**Data lines**
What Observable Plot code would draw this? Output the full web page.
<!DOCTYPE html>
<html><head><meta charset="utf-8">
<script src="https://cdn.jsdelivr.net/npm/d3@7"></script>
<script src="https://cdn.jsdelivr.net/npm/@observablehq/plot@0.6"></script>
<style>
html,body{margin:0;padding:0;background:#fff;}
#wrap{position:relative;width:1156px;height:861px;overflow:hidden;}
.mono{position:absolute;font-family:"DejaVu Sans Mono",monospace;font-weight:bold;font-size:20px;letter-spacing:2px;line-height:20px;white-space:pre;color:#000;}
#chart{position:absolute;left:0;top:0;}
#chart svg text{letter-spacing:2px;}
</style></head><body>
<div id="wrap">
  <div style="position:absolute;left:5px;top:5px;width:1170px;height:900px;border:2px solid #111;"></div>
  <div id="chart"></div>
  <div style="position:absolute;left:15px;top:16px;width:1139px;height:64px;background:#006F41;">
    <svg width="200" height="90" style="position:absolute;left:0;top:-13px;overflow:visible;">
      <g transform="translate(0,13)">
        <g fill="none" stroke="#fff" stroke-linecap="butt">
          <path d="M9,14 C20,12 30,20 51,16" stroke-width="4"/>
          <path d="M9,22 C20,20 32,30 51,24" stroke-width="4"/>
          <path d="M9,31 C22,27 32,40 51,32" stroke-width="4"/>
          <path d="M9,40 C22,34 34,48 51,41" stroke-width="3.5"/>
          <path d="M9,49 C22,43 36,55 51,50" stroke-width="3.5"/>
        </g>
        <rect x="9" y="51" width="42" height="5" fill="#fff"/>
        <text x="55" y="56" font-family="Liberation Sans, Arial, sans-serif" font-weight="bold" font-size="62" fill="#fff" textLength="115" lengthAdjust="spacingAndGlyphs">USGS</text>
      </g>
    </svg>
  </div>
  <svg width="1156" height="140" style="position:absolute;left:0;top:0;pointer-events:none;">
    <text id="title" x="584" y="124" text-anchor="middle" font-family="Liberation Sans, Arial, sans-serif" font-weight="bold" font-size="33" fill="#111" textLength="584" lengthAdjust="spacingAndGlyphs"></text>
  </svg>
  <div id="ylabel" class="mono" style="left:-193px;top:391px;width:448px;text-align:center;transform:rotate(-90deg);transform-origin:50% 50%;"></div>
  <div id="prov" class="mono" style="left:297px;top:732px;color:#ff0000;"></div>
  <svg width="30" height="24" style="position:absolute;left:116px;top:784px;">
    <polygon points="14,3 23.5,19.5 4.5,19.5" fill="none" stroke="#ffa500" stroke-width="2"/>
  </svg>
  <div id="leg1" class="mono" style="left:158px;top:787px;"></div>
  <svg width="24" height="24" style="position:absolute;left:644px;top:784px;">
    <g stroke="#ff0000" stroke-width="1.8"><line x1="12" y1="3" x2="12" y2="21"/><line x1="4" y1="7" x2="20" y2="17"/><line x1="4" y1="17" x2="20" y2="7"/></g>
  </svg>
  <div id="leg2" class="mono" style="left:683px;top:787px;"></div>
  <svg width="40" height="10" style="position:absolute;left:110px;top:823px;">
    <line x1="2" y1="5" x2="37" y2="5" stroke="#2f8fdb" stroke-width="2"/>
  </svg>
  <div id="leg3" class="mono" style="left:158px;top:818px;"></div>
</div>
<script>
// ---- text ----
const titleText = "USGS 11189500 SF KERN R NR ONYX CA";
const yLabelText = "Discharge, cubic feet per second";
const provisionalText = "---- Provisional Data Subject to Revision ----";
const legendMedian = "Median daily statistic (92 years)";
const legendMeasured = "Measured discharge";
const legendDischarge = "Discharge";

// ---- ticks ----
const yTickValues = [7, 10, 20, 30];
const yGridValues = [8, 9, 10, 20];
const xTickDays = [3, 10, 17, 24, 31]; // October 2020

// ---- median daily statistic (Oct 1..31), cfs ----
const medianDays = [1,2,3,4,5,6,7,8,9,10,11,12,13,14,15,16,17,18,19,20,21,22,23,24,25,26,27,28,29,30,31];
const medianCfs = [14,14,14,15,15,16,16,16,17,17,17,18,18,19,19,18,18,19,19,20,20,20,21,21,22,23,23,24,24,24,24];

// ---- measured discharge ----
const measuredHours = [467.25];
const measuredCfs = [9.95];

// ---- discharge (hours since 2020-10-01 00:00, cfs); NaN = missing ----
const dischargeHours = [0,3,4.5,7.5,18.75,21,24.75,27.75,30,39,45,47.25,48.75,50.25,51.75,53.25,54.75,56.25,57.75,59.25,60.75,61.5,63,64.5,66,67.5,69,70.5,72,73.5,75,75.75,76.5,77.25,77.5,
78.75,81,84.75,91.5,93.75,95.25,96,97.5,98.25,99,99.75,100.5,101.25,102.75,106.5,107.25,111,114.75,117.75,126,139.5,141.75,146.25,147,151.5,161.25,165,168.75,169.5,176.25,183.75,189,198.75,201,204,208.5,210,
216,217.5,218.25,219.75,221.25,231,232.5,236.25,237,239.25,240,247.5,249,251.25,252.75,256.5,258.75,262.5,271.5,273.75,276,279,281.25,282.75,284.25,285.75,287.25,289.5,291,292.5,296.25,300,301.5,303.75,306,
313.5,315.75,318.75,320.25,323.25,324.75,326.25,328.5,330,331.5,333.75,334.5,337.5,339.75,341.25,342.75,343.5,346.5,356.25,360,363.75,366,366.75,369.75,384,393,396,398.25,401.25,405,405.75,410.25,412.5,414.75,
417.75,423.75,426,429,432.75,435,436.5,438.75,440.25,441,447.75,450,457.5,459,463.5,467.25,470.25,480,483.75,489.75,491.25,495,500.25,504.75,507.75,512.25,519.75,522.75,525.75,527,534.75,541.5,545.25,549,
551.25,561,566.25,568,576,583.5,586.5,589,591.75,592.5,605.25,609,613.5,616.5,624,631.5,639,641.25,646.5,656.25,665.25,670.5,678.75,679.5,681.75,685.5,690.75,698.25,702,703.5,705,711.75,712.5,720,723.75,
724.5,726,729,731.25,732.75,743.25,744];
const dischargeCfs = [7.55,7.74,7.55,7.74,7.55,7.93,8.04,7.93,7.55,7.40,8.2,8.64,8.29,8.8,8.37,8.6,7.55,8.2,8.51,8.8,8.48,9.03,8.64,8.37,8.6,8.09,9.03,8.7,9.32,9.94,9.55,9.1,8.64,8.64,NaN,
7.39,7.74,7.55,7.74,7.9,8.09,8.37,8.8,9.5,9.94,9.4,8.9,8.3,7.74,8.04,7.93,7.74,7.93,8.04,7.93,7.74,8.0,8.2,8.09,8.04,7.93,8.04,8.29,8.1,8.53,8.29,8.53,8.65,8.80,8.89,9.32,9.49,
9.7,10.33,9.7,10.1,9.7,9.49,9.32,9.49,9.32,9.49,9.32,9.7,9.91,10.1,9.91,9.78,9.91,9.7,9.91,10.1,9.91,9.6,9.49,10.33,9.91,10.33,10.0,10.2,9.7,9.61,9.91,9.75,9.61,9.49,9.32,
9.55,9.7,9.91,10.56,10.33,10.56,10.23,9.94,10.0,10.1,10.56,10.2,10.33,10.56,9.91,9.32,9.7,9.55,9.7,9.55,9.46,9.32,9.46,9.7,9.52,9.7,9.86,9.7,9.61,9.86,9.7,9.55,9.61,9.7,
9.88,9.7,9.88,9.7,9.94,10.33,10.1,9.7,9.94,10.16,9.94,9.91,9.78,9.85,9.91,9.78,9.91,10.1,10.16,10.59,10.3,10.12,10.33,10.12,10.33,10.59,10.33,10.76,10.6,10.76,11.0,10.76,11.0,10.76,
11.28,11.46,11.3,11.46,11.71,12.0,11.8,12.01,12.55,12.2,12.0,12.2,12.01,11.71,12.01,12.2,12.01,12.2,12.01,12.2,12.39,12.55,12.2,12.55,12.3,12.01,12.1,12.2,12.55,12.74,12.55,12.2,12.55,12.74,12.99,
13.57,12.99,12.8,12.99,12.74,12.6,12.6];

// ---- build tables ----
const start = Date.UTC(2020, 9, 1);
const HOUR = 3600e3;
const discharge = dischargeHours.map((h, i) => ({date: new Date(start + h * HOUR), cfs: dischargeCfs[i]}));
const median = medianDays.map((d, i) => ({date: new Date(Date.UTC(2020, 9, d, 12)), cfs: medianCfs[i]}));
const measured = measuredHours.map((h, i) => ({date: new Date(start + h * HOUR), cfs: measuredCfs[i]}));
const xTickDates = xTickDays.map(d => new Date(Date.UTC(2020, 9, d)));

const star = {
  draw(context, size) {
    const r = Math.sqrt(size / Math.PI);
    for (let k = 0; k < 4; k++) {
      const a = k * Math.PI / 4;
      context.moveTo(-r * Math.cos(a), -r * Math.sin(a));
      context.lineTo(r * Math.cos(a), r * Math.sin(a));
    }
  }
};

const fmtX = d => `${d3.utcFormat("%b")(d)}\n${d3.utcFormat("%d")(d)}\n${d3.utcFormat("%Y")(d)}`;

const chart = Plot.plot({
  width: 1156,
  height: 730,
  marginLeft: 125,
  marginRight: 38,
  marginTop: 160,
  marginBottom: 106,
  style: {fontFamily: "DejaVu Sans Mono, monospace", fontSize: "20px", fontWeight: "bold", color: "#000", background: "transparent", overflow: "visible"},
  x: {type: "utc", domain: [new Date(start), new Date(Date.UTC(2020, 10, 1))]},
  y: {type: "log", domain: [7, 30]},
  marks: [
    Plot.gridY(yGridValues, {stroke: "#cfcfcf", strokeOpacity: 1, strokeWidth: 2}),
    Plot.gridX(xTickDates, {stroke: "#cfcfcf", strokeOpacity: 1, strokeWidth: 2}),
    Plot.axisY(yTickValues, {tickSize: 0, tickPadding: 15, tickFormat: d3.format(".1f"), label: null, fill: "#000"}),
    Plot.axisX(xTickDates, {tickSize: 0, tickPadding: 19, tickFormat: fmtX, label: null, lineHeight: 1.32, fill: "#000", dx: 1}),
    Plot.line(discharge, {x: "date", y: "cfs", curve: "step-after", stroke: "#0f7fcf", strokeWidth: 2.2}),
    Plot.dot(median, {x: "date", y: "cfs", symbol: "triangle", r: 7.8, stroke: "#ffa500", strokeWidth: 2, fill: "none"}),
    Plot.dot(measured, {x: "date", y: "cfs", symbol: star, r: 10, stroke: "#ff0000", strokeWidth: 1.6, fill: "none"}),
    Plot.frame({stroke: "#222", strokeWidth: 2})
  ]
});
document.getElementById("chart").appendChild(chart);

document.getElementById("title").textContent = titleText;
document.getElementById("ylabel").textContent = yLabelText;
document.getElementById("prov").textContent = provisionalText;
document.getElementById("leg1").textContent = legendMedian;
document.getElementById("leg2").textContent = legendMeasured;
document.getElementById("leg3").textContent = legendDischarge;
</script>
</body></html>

**Exercise details**
Search the data for the word "draw" and copy each line where it appears.

**Response**
What Observable Plot code would draw this? Output the full web page.
  draw(context, size) {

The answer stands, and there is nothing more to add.